══ GIVEN INFORMATION ══
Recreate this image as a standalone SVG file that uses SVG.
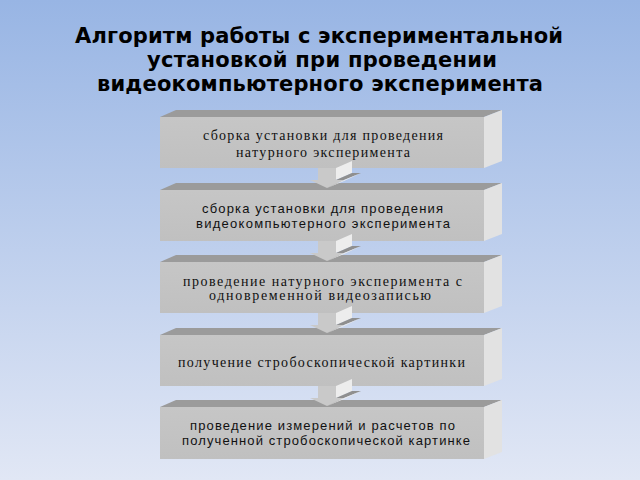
<svg xmlns="http://www.w3.org/2000/svg" width="640" height="480" viewBox="0 0 640 480">
<defs>
<linearGradient id="bg" x1="0" y1="0" x2="0" y2="1">
<stop offset="0" stop-color="#98b5e4"/>
<stop offset="1" stop-color="#e1e7f5"/>
</linearGradient>
<linearGradient id="front" x1="0" y1="0" x2="0" y2="1">
<stop offset="0" stop-color="#c6c6c6"/>
<stop offset="1" stop-color="#c0c0c0"/>
</linearGradient>
</defs>
<style>
.front{fill:url(#front);}
.top{fill:#9b9b9b;}
.side{fill:#e2e2e2;}
.title{font-family:"DejaVu Sans",sans-serif;font-weight:bold;font-size:21px;fill:#000;}
.ts{font-family:"Liberation Serif",serif;font-size:14px;fill:#111;}
.tn{font-family:"Liberation Sans",sans-serif;font-size:13px;fill:#111;}
.af{fill:#c9c9c9;}
.as{fill:#ededed;}
.at{fill:#8f8f8f;}
</style>
<rect width="640" height="480" fill="url(#bg)"/>
<g id="title">
<text class="title" x="75" y="43" textLength="488" lengthAdjust="spacing">Алгоритм работы с экспериментальной</text>
<text class="title" x="147" y="67" textLength="350" lengthAdjust="spacing">установкой при проведении</text>
<text class="title" x="97" y="91" textLength="446" lengthAdjust="spacing">видеокомпьютерного эксперимента</text>
</g>
<g id="node1">
<polygon class="top" points="160,117 176,110 502,110 484,117"/>
<polygon class="side" points="484,117 502,110 502,161 484,168"/>
<rect class="front" x="160" y="117" width="324" height="51"/>
<text class="ts" x="203" y="140" textLength="240" lengthAdjust="spacing">сборка установки для проведения</text>
<text class="ts" x="236" y="157" textLength="174" lengthAdjust="spacing">натурного эксперимента</text>
</g>
<g id="node2">
<polygon class="top" points="160,190 176,183 502,183 484,190"/>
<polygon class="side" points="484,190 502,183 502,234 484,241"/>
<rect class="front" x="160" y="190" width="324" height="51"/>
<text class="tn" x="202" y="213" textLength="241" lengthAdjust="spacing">сборка установки для проведения</text>
<text class="tn" x="196" y="228" textLength="254" lengthAdjust="spacing">видеокомпьютерного эксперимента</text>
</g>
<g id="node3">
<polygon class="top" points="160,262 176,255 502,255 484,262"/>
<polygon class="side" points="484,262 502,255 502,306 484,313"/>
<rect class="front" x="160" y="262" width="324" height="51"/>
<text class="ts" x="183" y="286" textLength="279" lengthAdjust="spacing">проведение натурного эксперимента с</text>
<text class="ts" x="209" y="300" textLength="222" lengthAdjust="spacing">одновременной видеозаписью</text>
</g>
<g id="node4">
<polygon class="top" points="160,335 176,328 502,328 484,335"/>
<polygon class="side" points="484,335 502,328 502,379 484,386"/>
<rect class="front" x="160" y="335" width="324" height="51"/>
<text class="ts" x="178" y="367" textLength="287" lengthAdjust="spacing">получение стробоскопической картинки</text>
</g>
<g id="node5">
<polygon class="top" points="160,407 176,400 502,400 484,407"/>
<polygon class="side" points="484,407 502,400 502,452 484,459"/>
<rect class="front" x="160" y="407" width="324" height="52"/>
<text class="tn" x="190" y="430" textLength="265" lengthAdjust="spacing">проведение измерений и расчетов по</text>
<text class="tn" x="182" y="445" textLength="288" lengthAdjust="spacing">полученной стробоскопической картинке</text>
</g>
<g id="connectors">
<g transform="translate(0,168)">
<polygon class="as" points="336,0 352,-7 352,5 336,12"/>
<polygon class="at" points="336,12 352,5 361,5 344,12"/>
<polygon class="as" points="344,12 361,5 344,13 327,20"/>
<polygon class="af" points="318,0 336,0 336,12 344,12 327,20 310,12 318,12"/>
</g>
<g transform="translate(0,241)">
<polygon class="as" points="336,0 352,-7 352,5 336,12"/>
<polygon class="at" points="336,12 352,5 361,5 344,12"/>
<polygon class="as" points="344,12 361,5 344,13 327,20"/>
<polygon class="af" points="318,0 336,0 336,12 344,12 327,20 310,12 318,12"/>
</g>
<g transform="translate(0,313)">
<polygon class="as" points="336,0 352,-7 352,5 336,12"/>
<polygon class="at" points="336,12 352,5 361,5 344,12"/>
<polygon class="as" points="344,12 361,5 344,13 327,20"/>
<polygon class="af" points="318,0 336,0 336,12 344,12 327,20 310,12 318,12"/>
</g>
<g transform="translate(0,386)">
<polygon class="as" points="336,0 352,-7 352,5 336,12"/>
<polygon class="at" points="336,12 352,5 361,5 344,12"/>
<polygon class="as" points="344,12 361,5 344,13 327,20"/>
<polygon class="af" points="318,0 336,0 336,12 344,12 327,20 310,12 318,12"/>
</g>
</g>
</svg>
═══
#### EXERCISE DIRECTIONS
Extract all the data above exactly, excluding every picture.

#### RESPONSE BELOW
Recreate this image as a standalone SVG file that uses SVG.
<svg xmlns="http://www.w3.org/2000/svg" width="640" height="480" viewBox="0 0 640 480">
<defs>
<linearGradient id="bg" x1="0" y1="0" x2="0" y2="1">
<stop offset="0" stop-color="#98b5e4"/>
<stop offset="1" stop-color="#e1e7f5"/>
</linearGradient>
<linearGradient id="front" x1="0" y1="0" x2="0" y2="1">
<stop offset="0" stop-color="#c6c6c6"/>
<stop offset="1" stop-color="#c0c0c0"/>
</linearGradient>
</defs>
<style>
.front{fill:url(#front);}
.top{fill:#9b9b9b;}
.side{fill:#e2e2e2;}
.title{font-family:"DejaVu Sans",sans-serif;font-weight:bold;font-size:21px;fill:#000;}
.ts{font-family:"Liberation Serif",serif;font-size:14px;fill:#111;}
.tn{font-family:"Liberation Sans",sans-serif;font-size:13px;fill:#111;}
.af{fill:#c9c9c9;}
.as{fill:#ededed;}
.at{fill:#8f8f8f;}
</style>
<rect width="640" height="480" fill="url(#bg)"/>
<g id="title">
<text class="title" x="75" y="43" textLength="488" lengthAdjust="spacing">Алгоритм работы с экспериментальной</text>
<text class="title" x="147" y="67" textLength="350" lengthAdjust="spacing">установкой при проведении</text>
<text class="title" x="97" y="91" textLength="446" lengthAdjust="spacing">видеокомпьютерного эксперимента</text>
</g>
<g id="node1">
<polygon class="top" points="160,117 176,110 502,110 484,117"/>
<polygon class="side" points="484,117 502,110 502,161 484,168"/>
<rect class="front" x="160" y="117" width="324" height="51"/>
<text class="ts" x="203" y="140" textLength="240" lengthAdjust="spacing">сборка установки для проведения</text>
<text class="ts" x="236" y="157" textLength="174" lengthAdjust="spacing">натурного эксперимента</text>
</g>
<g id="node2">
<polygon class="top" points="160,190 176,183 502,183 484,190"/>
<polygon class="side" points="484,190 502,183 502,234 484,241"/>
<rect class="front" x="160" y="190" width="324" height="51"/>
<text class="tn" x="202" y="213" textLength="241" lengthAdjust="spacing">сборка установки для проведения</text>
<text class="tn" x="196" y="228" textLength="254" lengthAdjust="spacing">видеокомпьютерного эксперимента</text>
</g>
<g id="node3">
<polygon class="top" points="160,262 176,255 502,255 484,262"/>
<polygon class="side" points="484,262 502,255 502,306 484,313"/>
<rect class="front" x="160" y="262" width="324" height="51"/>
<text class="ts" x="183" y="286" textLength="279" lengthAdjust="spacing">проведение натурного эксперимента с</text>
<text class="ts" x="209" y="300" textLength="222" lengthAdjust="spacing">одновременной видеозаписью</text>
</g>
<g id="node4">
<polygon class="top" points="160,335 176,328 502,328 484,335"/>
<polygon class="side" points="484,335 502,328 502,379 484,386"/>
<rect class="front" x="160" y="335" width="324" height="51"/>
<text class="ts" x="178" y="367" textLength="287" lengthAdjust="spacing">получение стробоскопической картинки</text>
</g>
<g id="node5">
<polygon class="top" points="160,407 176,400 502,400 484,407"/>
<polygon class="side" points="484,407 502,400 502,452 484,459"/>
<rect class="front" x="160" y="407" width="324" height="52"/>
<text class="tn" x="190" y="430" textLength="265" lengthAdjust="spacing">проведение измерений и расчетов по</text>
<text class="tn" x="182" y="445" textLength="288" lengthAdjust="spacing">полученной стробоскопической картинке</text>
</g>
<g id="connectors">
<g transform="translate(0,168)">
<polygon class="as" points="336,0 352,-7 352,5 336,12"/>
<polygon class="at" points="336,12 352,5 361,5 344,12"/>
<polygon class="as" points="344,12 361,5 344,13 327,20"/>
<polygon class="af" points="318,0 336,0 336,12 344,12 327,20 310,12 318,12"/>
</g>
<g transform="translate(0,241)">
<polygon class="as" points="336,0 352,-7 352,5 336,12"/>
<polygon class="at" points="336,12 352,5 361,5 344,12"/>
<polygon class="as" points="344,12 361,5 344,13 327,20"/>
<polygon class="af" points="318,0 336,0 336,12 344,12 327,20 310,12 318,12"/>
</g>
<g transform="translate(0,313)">
<polygon class="as" points="336,0 352,-7 352,5 336,12"/>
<polygon class="at" points="336,12 352,5 361,5 344,12"/>
<polygon class="as" points="344,12 361,5 344,13 327,20"/>
<polygon class="af" points="318,0 336,0 336,12 344,12 327,20 310,12 318,12"/>
</g>
<g transform="translate(0,386)">
<polygon class="as" points="336,0 352,-7 352,5 336,12"/>
<polygon class="at" points="336,12 352,5 361,5 344,12"/>
<polygon class="as" points="344,12 361,5 344,13 327,20"/>
<polygon class="af" points="318,0 336,0 336,12 344,12 327,20 310,12 318,12"/>
</g>
</g>
</svg>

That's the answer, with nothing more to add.